**SUPPLIED DATA:**
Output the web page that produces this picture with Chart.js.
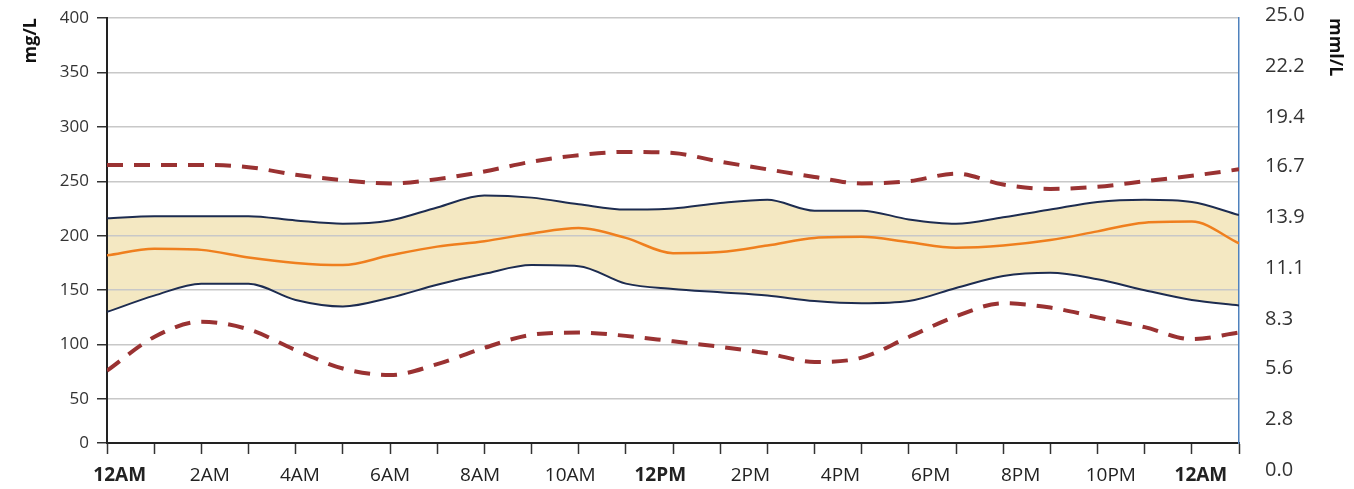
<!DOCTYPE html>
<html>
<head>
<meta charset="utf-8">
<title>Daily glucose profile</title>
<script src="https://cdn.jsdelivr.net/npm/chart.js@4/dist/chart.umd.min.js"></script>
<style>
    html, body { margin: 0; padding: 0; background: #ffffff; }
    #chartBox { position: relative; width: 1354px; height: 489px; }
</style>
</head>
<body>
<div id="chartBox"><canvas id="glucoseChart"></canvas></div>
<script>
// Hour of the day for every reading (0 = midnight, 24 = next midnight)
const hours = [0, 1, 2, 3, 4, 5, 6, 7, 8, 9, 10, 11, 12, 13, 14, 15, 16, 17, 18, 19, 20, 21, 22, 23, 24];

// Outer (dashed) limits, mg/L
const upperDashed = [265, 265, 265, 263, 256, 251, 248, 252, 259, 268, 274, 277, 276, 268, 261, 254, 248, 250, 257, 247, 243, 245, 250, 255, 261];
const lowerDashed = [76, 107, 121, 114, 95, 78, 72, 82, 97, 109, 111, 108, 103, 98, 92, 84, 88, 107, 126, 138, 134, 125, 116, 105, 111];

// Inner band (solid navy lines) and median (orange), mg/L
const upperBand = [216, 218, 218, 218, 214, 211, 214, 226, 237, 235, 229, 224, 225, 230, 233, 223, 223, 215, 211, 217, 224, 231, 233, 231, 219];
const median = [182, 188, 187, 180, 175, 173, 182, 190, 195, 202, 207, 198, 184, 185, 191, 198, 199, 194, 189, 191, 196, 204, 212, 213, 193];
const lowerBand = [130, 145, 156, 156, 141, 135, 143, 155, 165, 173, 172, 156, 151, 148, 145, 140, 138, 140, 152, 163, 166, 160, 150, 141, 136];

// Tick labels
const mgTicks = [0, 50, 100, 150, 200, 250, 300, 350, 400];
const mmolTicks = [0.0, 2.8, 5.6, 8.3, 11.1, 13.9, 16.7, 19.4, 22.2, 25.0];
const timeLabels = ['12AM', '2AM', '4AM', '6AM', '8AM', '10AM', '12PM', '2PM', '4PM', '6PM', '8PM', '10PM', '12AM'];

const FONT = "'Open Sans', 'DejaVu Sans', sans-serif";
const NAVY = '#1d2c50';
const MAROON = '#9a3232';

// the drawn x axis sits a little above the 0 gridline position of the picture
const mgAxisMin = 9.6;

/**
 * Pair the hourly values with their hour for a linear x scale
 * @param {Array} values - one value per hour
 * @returns {Array} points
 */
function toPoints(values) {
    return values.map((v, i) => ({ x: hours[i], y: v }));
}

function lineDataset(label, values, color, width, extra = {}) {
    return {
        label: label,
        data: toPoints(values),
        borderColor: color,
        borderWidth: width,
        pointRadius: 0,
        cubicInterpolationMode: 'monotone',
        fill: false,
        ...extra
    };
}

/**
 * Fix the size of a vertical axis and drop the label overhang padding,
 * so the plot area lands where it is in the picture
 */
function fixWidth(width) {
    return (scale) => {
        scale.width = width;
        scale.paddingTop = 0;
        scale.paddingBottom = 0;
    };
}

const ctx = document.getElementById('glucoseChart').getContext('2d');

new Chart(ctx, {
    type: 'line',
    data: {
        datasets: [
            lineDataset('Upper limit', upperDashed, MAROON, 4, { borderDash: [16, 11] }),
            lineDataset('Upper band', upperBand, NAVY, 2, { fill: '+2', backgroundColor: '#f4e8c2' }),
            lineDataset('Median', median, '#ef7f1e', 2.5),
            lineDataset('Lower band', lowerBand, NAVY, 2),
            lineDataset('Lower limit', lowerDashed, MAROON, 4, { borderDash: [16, 11] })
        ]
    },
    options: {
        responsive: true,
        maintainAspectRatio: false,
        animation: false,
        layout: { padding: { top: 18, left: 0, right: 0, bottom: 0 } },
        plugins: {
            legend: { display: false },
            tooltip: { enabled: false },
            filler: { drawTime: 'beforeDraw' }
        },
        scales: {
            // hourly tick marks under the plot
            x: {
                type: 'linear',
                position: 'bottom',
                weight: 0,
                min: 0,
                max: 24,
                ticks: { display: false, stepSize: 1 },
                grid: { drawOnChartArea: false, drawTicks: true, tickLength: 11, tickColor: '#333', tickWidth: 1.5 },
                border: { color: '#222', width: 2 },
                afterFit: (scale) => { scale.height = 11; }
            },
            // time labels, one every two hours
            xl: {
                type: 'linear',
                position: 'bottom',
                weight: 1,
                min: -0.141,
                max: 12.423,
                afterBuildTicks: (scale) => {
                    scale.ticks = timeLabels.map((t, i) => ({ value: i }));
                },
                ticks: {
                    autoSkip: false,
                    maxRotation: 0,
                    padding: 10,
                    color: '#222',
                    font: (c) => ({
                        family: FONT,
                        size: 19,
                        weight: /^12/.test(timeLabels[c.index]) ? 'bold' : 'normal'
                    }),
                    callback: (value, index) => timeLabels[index]
                },
                grid: { display: false, drawTicks: false },
                border: { display: false },
                afterFit: (scale) => { scale.height = 35; }
            },
            y: {
                type: 'linear',
                position: 'left',
                min: mgAxisMin,
                max: 400,
                afterBuildTicks: (scale) => {
                    scale.ticks = mgTicks.map(v => ({ value: Math.max(v, mgAxisMin) }));
                },
                ticks: {
                    padding: 8,
                    color: '#333',
                    font: { family: FONT, size: 17 },
                    callback: (value, index) => String(mgTicks[index])
                },
                grid: { color: '#c8c8c8', lineWidth: 1.5, tickLength: 10, tickColor: '#333', tickWidth: 1.5 },
                border: { color: '#222', width: 2 },
                title: {
                    display: true,
                    text: 'mg/L',
                    align: 'end',
                    color: '#111',
                    font: { family: FONT, size: 18, weight: 'bold' },
                    padding: { top: 20, bottom: 0 }
                },
                afterFit: fixWidth(107)
            },
            y1: {
                type: 'linear',
                position: 'right',
                min: 1.48,
                max: 24.84,
                afterBuildTicks: (scale) => {
                    scale.ticks = mmolTicks.map(v => ({ value: v }));
                },
                ticks: {
                    padding: 26,
                    color: '#333',
                    font: { family: FONT, size: 20 },
                    callback: (value) => Number(value).toFixed(1)
                },
                grid: { display: false, drawTicks: false },
                border: { color: '#4f81bd', width: 1.5 },
                title: {
                    display: true,
                    text: 'mml/L',
                    align: 'end',
                    color: '#111',
                    font: { family: FONT, size: 18, weight: 'bold' },
                    padding: { top: 8, bottom: 0 }
                },
                afterFit: fixWidth(115)
            }
        }
    }
});
</script>
</body>
</html>
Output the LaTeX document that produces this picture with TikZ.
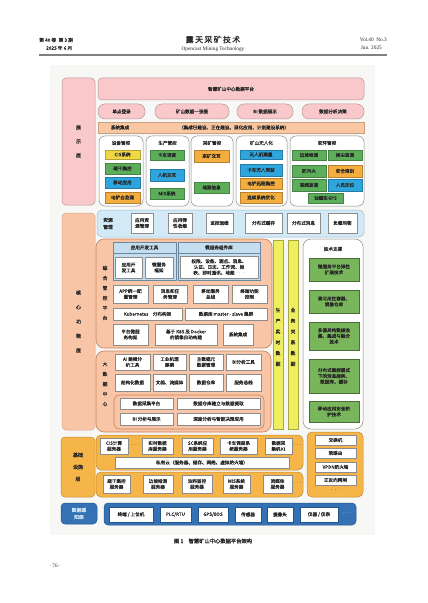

**REQUIREMENT:** Exclude the pictures and transcribe all of the entries exactly.

**SOLUTION TO THIS TASK:**
Output the web page that produces this picture with Chart.js.
<!DOCTYPE html>
<html>
<head>
<meta charset="utf-8">
<title>Daily glucose profile</title>
<script src="https://cdn.jsdelivr.net/npm/chart.js@4/dist/chart.umd.min.js"></script>
<style>
    html, body { margin: 0; padding: 0; background: #ffffff; }
    #chartBox { position: relative; width: 1354px; height: 489px; }
</style>
</head>
<body>
<div id="chartBox"><canvas id="glucoseChart"></canvas></div>
<script>
// Hour of the day for every reading (0 = midnight, 24 = next midnight)
const hours = [0, 1, 2, 3, 4, 5, 6, 7, 8, 9, 10, 11, 12, 13, 14, 15, 16, 17, 18, 19, 20, 21, 22, 23, 24];

// Outer (dashed) limits, mg/L
const upperDashed = [265, 265, 265, 263, 256, 251, 248, 252, 259, 268, 274, 277, 276, 268, 261, 254, 248, 250, 257, 247, 243, 245, 250, 255, 261];
const lowerDashed = [76, 107, 121, 114, 95, 78, 72, 82, 97, 109, 111, 108, 103, 98, 92, 84, 88, 107, 126, 138, 134, 125, 116, 105, 111];

// Inner band (solid navy lines) and median (orange), mg/L
const upperBand = [216, 218, 218, 218, 214, 211, 214, 226, 237, 235, 229, 224, 225, 230, 233, 223, 223, 215, 211, 217, 224, 231, 233, 231, 219];
const median = [182, 188, 187, 180, 175, 173, 182, 190, 195, 202, 207, 198, 184, 185, 191, 198, 199, 194, 189, 191, 196, 204, 212, 213, 193];
const lowerBand = [130, 145, 156, 156, 141, 135, 143, 155, 165, 173, 172, 156, 151, 148, 145, 140, 138, 140, 152, 163, 166, 160, 150, 141, 136];

// Tick labels
const mgTicks = [0, 50, 100, 150, 200, 250, 300, 350, 400];
const mmolTicks = [0.0, 2.8, 5.6, 8.3, 11.1, 13.9, 16.7, 19.4, 22.2, 25.0];
const timeLabels = ['12AM', '2AM', '4AM', '6AM', '8AM', '10AM', '12PM', '2PM', '4PM', '6PM', '8PM', '10PM', '12AM'];

const FONT = "'Open Sans', 'DejaVu Sans', sans-serif";
const NAVY = '#1d2c50';
const MAROON = '#9a3232';

// the drawn x axis sits a little above the 0 gridline position of the picture
const mgAxisMin = 9.6;

/**
 * Pair the hourly values with their hour for a linear x scale
 * @param {Array} values - one value per hour
 * @returns {Array} points
 */
function toPoints(values) {
    return values.map((v, i) => ({ x: hours[i], y: v }));
}

function lineDataset(label, values, color, width, extra = {}) {
    return {
        label: label,
        data: toPoints(values),
        borderColor: color,
        borderWidth: width,
        pointRadius: 0,
        cubicInterpolationMode: 'monotone',
        fill: false,
        ...extra
    };
}

/**
 * Fix the size of a vertical axis and drop the label overhang padding,
 * so the plot area lands where it is in the picture
 */
function fixWidth(width) {
    return (scale) => {
        scale.width = width;
        scale.paddingTop = 0;
        scale.paddingBottom = 0;
    };
}

const ctx = document.getElementById('glucoseChart').getContext('2d');

new Chart(ctx, {
    type: 'line',
    data: {
        datasets: [
            lineDataset('Upper limit', upperDashed, MAROON, 4, { borderDash: [16, 11] }),
            lineDataset('Upper band', upperBand, NAVY, 2, { fill: '+2', backgroundColor: '#f4e8c2' }),
            lineDataset('Median', median, '#ef7f1e', 2.5),
            lineDataset('Lower band', lowerBand, NAVY, 2),
            lineDataset('Lower limit', lowerDashed, MAROON, 4, { borderDash: [16, 11] })
        ]
    },
    options: {
        responsive: true,
        maintainAspectRatio: false,
        animation: false,
        layout: { padding: { top: 18, left: 0, right: 0, bottom: 0 } },
        plugins: {
            legend: { display: false },
            tooltip: { enabled: false },
            filler: { drawTime: 'beforeDraw' }
        },
        scales: {
            // hourly tick marks under the plot
            x: {
                type: 'linear',
                position: 'bottom',
                weight: 0,
                min: 0,
                max: 24,
                ticks: { display: false, stepSize: 1 },
                grid: { drawOnChartArea: false, drawTicks: true, tickLength: 11, tickColor: '#333', tickWidth: 1.5 },
                border: { color: '#222', width: 2 },
                afterFit: (scale) => { scale.height = 11; }
            },
            // time labels, one every two hours
            xl: {
                type: 'linear',
                position: 'bottom',
                weight: 1,
                min: -0.141,
                max: 12.423,
                afterBuildTicks: (scale) => {
                    scale.ticks = timeLabels.map((t, i) => ({ value: i }));
                },
                ticks: {
                    autoSkip: false,
                    maxRotation: 0,
                    padding: 10,
                    color: '#222',
                    font: (c) => ({
                        family: FONT,
                        size: 19,
                        weight: /^12/.test(timeLabels[c.index]) ? 'bold' : 'normal'
                    }),
                    callback: (value, index) => timeLabels[index]
                },
                grid: { display: false, drawTicks: false },
                border: { display: false },
                afterFit: (scale) => { scale.height = 35; }
            },
            y: {
                type: 'linear',
                position: 'left',
                min: mgAxisMin,
                max: 400,
                afterBuildTicks: (scale) => {
                    scale.ticks = mgTicks.map(v => ({ value: Math.max(v, mgAxisMin) }));
                },
                ticks: {
                    padding: 8,
                    color: '#333',
                    font: { family: FONT, size: 17 },
                    callback: (value, index) => String(mgTicks[index])
                },
                grid: { color: '#c8c8c8', lineWidth: 1.5, tickLength: 10, tickColor: '#333', tickWidth: 1.5 },
                border: { color: '#222', width: 2 },
                title: {
                    display: true,
                    text: 'mg/L',
                    align: 'end',
                    color: '#111',
                    font: { family: FONT, size: 18, weight: 'bold' },
                    padding: { top: 20, bottom: 0 }
                },
                afterFit: fixWidth(107)
            },
            y1: {
                type: 'linear',
                position: 'right',
                min: 1.48,
                max: 24.84,
                afterBuildTicks: (scale) => {
                    scale.ticks = mmolTicks.map(v => ({ value: v }));
                },
                ticks: {
                    padding: 26,
                    color: '#333',
                    font: { family: FONT, size: 20 },
                    callback: (value) => Number(value).toFixed(1)
                },
                grid: { display: false, drawTicks: false },
                border: { color: '#4f81bd', width: 1.5 },
                title: {
                    display: true,
                    text: 'mml/L',
                    align: 'end',
                    color: '#111',
                    font: { family: FONT, size: 18, weight: 'bold' },
                    padding: { top: 8, bottom: 0 }
                },
                afterFit: fixWidth(115)
            }
        }
    }
});
</script>
</body>
</html>
Output the LaTeX document that produces this picture with TikZ.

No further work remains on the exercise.